Earlier this week, sources in Vatican City revealed that the Catholic Church has long been unhappy with DC Comics’ use of the term “Caped Crusaders” to describe comic book heroes Batman and Robin. The contention is apparently based on actual historical figures that were the original caped crusaders, the Knights Templar.
The Catholic Church, which boasts an estimated 1.2 billion followers, has decided to produce documents from the period of the Crusades that contain period art showing the Knights with their capes and cloaks. Additionally, tapestries and other art pieces have long been known to exist, but nothing was ever done about it. Their argument states that if anyone has the right to be known as such, it should be the warriors who risked life and limb to protect travelers.
DC Comics, publisher of the characters Batman and Robin, has yet to comment, though multiple messages were left. Rumor on the streets is that DC feels they are in the right and will pursue legal representation if necessary. Citing case law regarding copyrighted material, attorney Matt Murdock said that this was not an open and shut case. Apparently the term is ambiguous enough that it cannot be trademarked and has been used by a plethora of other institutions over the decades. Murdock was quoted as saying, “The case isn’t cut and dry, not at all. As a matter of fact, I never look at a case as if it’s black or white. Every action, every part, creates a ripple effect and it’s the court’s job to find the truth of the matter.”

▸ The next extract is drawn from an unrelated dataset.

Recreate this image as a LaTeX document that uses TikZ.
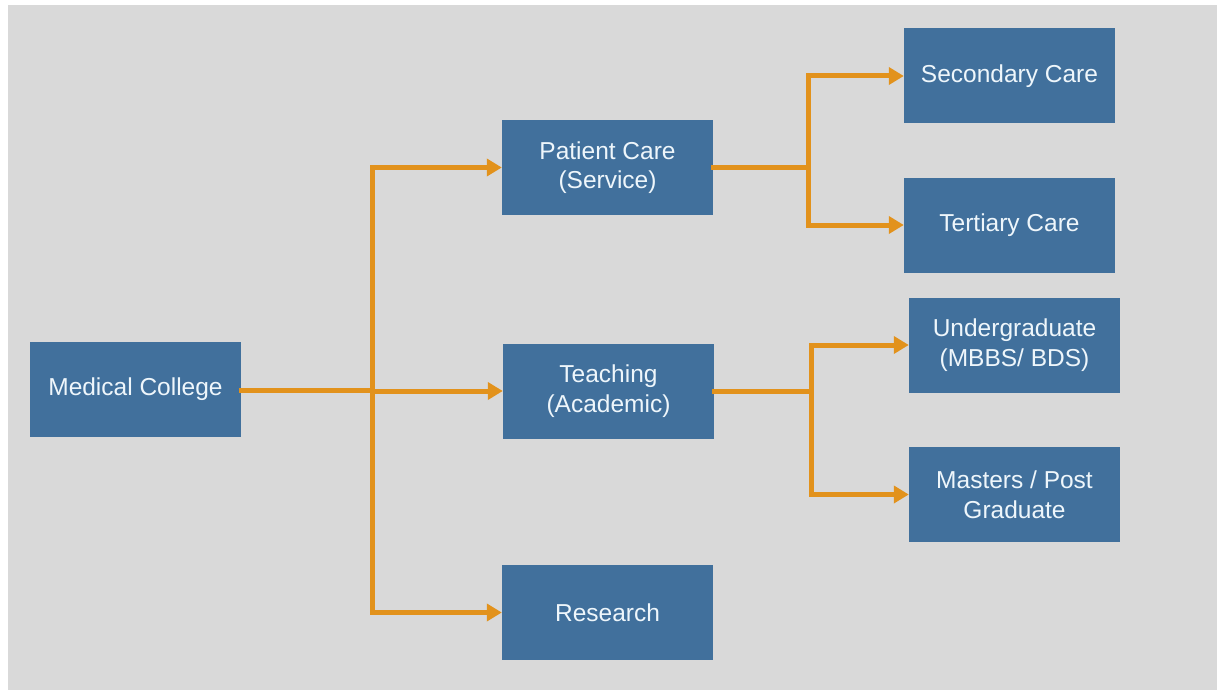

We will keep you informed as events warrant, as information is not currently available on all fronts. But we will update as needed. What’s your stance on this? Leave your thoughts in the comments below!
[Update] Anonymous sources have revealed the catalyst of this hot button issue as Patience, an elusive member of the church who considers herself a protector of the church and goes by the screen name Magdalena. Apparently as a child she was unable to defeat the game Batman: The Caped Crusader on her Commodore 64 and has held a grudge ever since.